CLARINS EYES PORTAL FOR U.S. E-TAIL

Byline: Jennifer Weil

PARIS — Groupe Clarins may spearhead the Europeans’ foray into U.S. beauty e-tailing. Olivier Courtin, vice president of research and development and member of the management board, told analysts at the beauty and fashion company’s annual financial meeting here April 7 that Clarins was mulling a portal that would group European prestige names and provide a platform for e-tail in the U.S.
Courtin would not reveal other possible partners in the venture, but he said, “We are talking about an investment of several hundreds of millions of French francs to set up this project.”
Establishing brick-and-click shops in the U.S. is particularly alluring to European high-end beauty manufacturers, which can’t sell electronically in their home markets due to selective distribution contracts. At present, Clarins has a Web site giving product information and beauty advice. According to Serge Rosinoer, the outgoing president of the board, that site could be swiftly changed into an e-tailer.

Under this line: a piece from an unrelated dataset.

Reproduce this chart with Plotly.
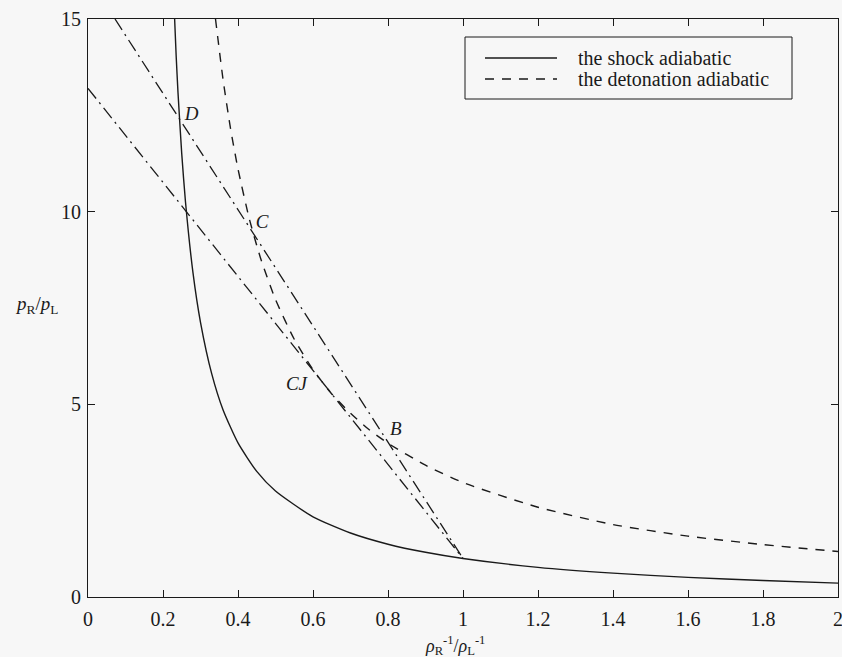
import plotly.graph_objects as go

# ---- data ----
shock_x = [0.231, 0.235, 0.24, 0.25, 0.26, 0.28, 0.30, 0.33, 0.36, 0.40, 0.45, 0.50,
           0.60, 0.70, 0.80, 0.90, 1.00, 1.20, 1.40, 1.60, 1.80, 2.00]
shock_y = [15.0, 14.06, 13.09, 11.5, 10.25, 8.41, 7.13, 5.79, 4.86, 4.00, 3.26, 2.75,
           2.08, 1.66, 1.37, 1.16, 1.00, 0.77, 0.62, 0.51, 0.43, 0.36]

det_x = [0.340, 0.36, 0.38, 0.40, 0.43, 0.46, 0.50, 0.55, 0.60, 0.65, 0.70, 0.75,
         0.80, 0.90, 1.00, 1.20, 1.40, 1.60, 1.80, 2.00]
det_y = [15.0, 13.44, 12.16, 11.11, 9.82, 8.80, 7.72, 6.69, 5.90, 5.27, 4.77, 4.34,
         3.99, 3.42, 2.97, 2.33, 1.88, 1.58, 1.36, 1.18]

ray_upper_x = [0.072, 1.0]
ray_upper_y = [15.0, 1.0]
ray_lower_x = [0.0, 1.0]
ray_lower_y = [13.2, 1.0]

point_labels = ["D", "C", "CJ", "B"]
point_lx = [0.276, 0.464, 0.556, 0.821]
point_ly = [12.5, 9.7, 5.5, 4.33]

x_ticks = [0, 0.2, 0.4, 0.6, 0.8, 1, 1.2, 1.4, 1.6, 1.8, 2]
x_ticktext = ["0", "0.2", "0.4", "0.6", "0.8", "1", "1.2", "1.4", "1.6", "1.8", "2"]
y_ticks = [0, 5, 10, 15]

legend_names = ["the shock adiabatic", "the detonation adiabatic"]

# ---- styling ----
INK = "#1a1a1a"
BG = "#f7f7f7"
FONT = "Liberation Serif, 'Times New Roman', 'DejaVu Serif', serif"
DASH = "9px,8px"
DASHDOT = "13px,5px,2px,5px"

fig = go.Figure()
fig.add_trace(go.Scatter(x=shock_x, y=shock_y, mode="lines", name=legend_names[0],
                         line=dict(color=INK, width=1.4, shape="spline", smoothing=0.6),
                         showlegend=False))
fig.add_trace(go.Scatter(x=det_x, y=det_y, mode="lines", name=legend_names[1],
                         line=dict(color=INK, width=1.4, dash=DASH, shape="spline", smoothing=0.6),
                         showlegend=False))
fig.add_trace(go.Scatter(x=ray_upper_x, y=ray_upper_y, mode="lines", name="Rayleigh line",
                         line=dict(color=INK, width=1.3, dash=DASHDOT), showlegend=False))
fig.add_trace(go.Scatter(x=ray_lower_x, y=ray_lower_y, mode="lines", name="Rayleigh line (CJ)",
                         line=dict(color=INK, width=1.3, dash=DASHDOT), showlegend=False))
fig.add_trace(go.Scatter(x=point_lx, y=point_ly, mode="text", text=point_labels,
                         textfont=dict(family=FONT, size=19, color=INK, style="italic"),
                         showlegend=False, hoverinfo="skip"))

# plot area in pixels: x 88..838, y 19..597
L, R, T, B = 88, 838, 19, 597
def px(xp):
    return (xp - L) / (R - L)
def py(yp):
    return (B - yp) / (B - T)

# manual legend
shapes = [
    dict(type="rect", xref="paper", yref="paper", x0=px(465), x1=px(792), y0=py(99), y1=py(37),
         line=dict(color=INK, width=1), fillcolor=BG, layer="above"),
    dict(type="line", xref="paper", yref="paper", x0=px(485), x1=px(557), y0=py(58), y1=py(58),
         line=dict(color=INK, width=1.3)),
    dict(type="line", xref="paper", yref="paper", x0=px(485), x1=px(557), y0=py(79), y1=py(79),
         line=dict(color=INK, width=1.3, dash=DASH)),
]
annotations = [
    dict(xref="paper", yref="paper", x=px(576), y=py(58), text=legend_names[0], showarrow=False,
         xanchor="left", yanchor="middle", font=dict(family=FONT, size=20, color=INK)),
    dict(xref="paper", yref="paper", x=px(576), y=py(79), text=legend_names[1], showarrow=False,
         xanchor="left", yanchor="middle", font=dict(family=FONT, size=20, color=INK)),
    dict(xref="paper", yref="paper", x=px(36), y=py(305),
         text="<i>p</i><sub>R</sub>/<i>p</i><sub>L</sub>", showarrow=False,
         xanchor="center", yanchor="middle", font=dict(family=FONT, size=19, color=INK)),
    dict(xref="paper", yref="paper", x=px(455), y=py(645),
         text="<i>ρ</i><sub>R</sub><sup>-1</sup>/<i>ρ</i><sub>L</sub><sup>-1</sup>", showarrow=False,
         xanchor="center", yanchor="middle", font=dict(family=FONT, size=18, color=INK)),
]

axis_common = dict(showgrid=False, zeroline=False, showline=True, linecolor=INK, linewidth=1.2,
                   mirror="allticks", ticks="inside", ticklen=7, tickcolor=INK, tickwidth=1,
                   tickfont=dict(family=FONT, size=20, color=INK), automargin=False,
                   ticklabeloverflow="allow")

fig.update_layout(
    width=842, height=657,
    margin=dict(l=L, r=842 - R, t=T, b=657 - B, autoexpand=False),
    paper_bgcolor=BG, plot_bgcolor=BG,
    shapes=shapes, annotations=annotations,
    xaxis=dict(range=[0, 2], tickvals=x_ticks, ticktext=x_ticktext,
               ticklabelstandoff=4, **axis_common),
    yaxis=dict(range=[0, 15], tickvals=y_ticks, ticklabelstandoff=2, **axis_common),
    font=dict(family=FONT, color=INK),
)

fig.write_html("out.html", config={"displayModeBar": False},
               post_script="document.body.style.margin='0';document.body.style.overflow='hidden';")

Also at the meeting, executives revealed Clarins’s two-pronged approach for 2000. “We would like to balance our activities within two areas — geographically, by reinforcing our presence in the U.S. and Japan, and product-wise,” by giving more weight to fragrances and color cosmetics while still gaining market share in skin care, said Christian Courtin, soon to be president of the board.
Last year, Europe represented 67.5 percent of the group’s sales of $660.4 million, while North America rang up 18 percent and Asia 8.9 percent. Statistics for Japan were not broken out. All figures are converted at current exchange rates.
The breakdown of beauty volume for 1999 was skin care, 57 percent; makeup, 11.8 percent, and fragrance, 31.2 percent, the company reported. Implementing this new strategy, could entail “acquisitions or alliance,” Courtin said.
First-quarter cosmetics net sales were up 21 percent in the period to $181.1 million. Of that, skin care was up 14.4 percent, makeup rose 16.4 percent and fragrance had a 38.5 percent gain.
The couture division posted net volume of $13.59 million, down by 10.1 percent from the first quarter of 1999. In fashion, the couture division, which includes Thierry Mugler, is expected to stop losing money in 2001. It posted a 25.9 percent decrease in operating losses and sales of $40.73 million in 1999.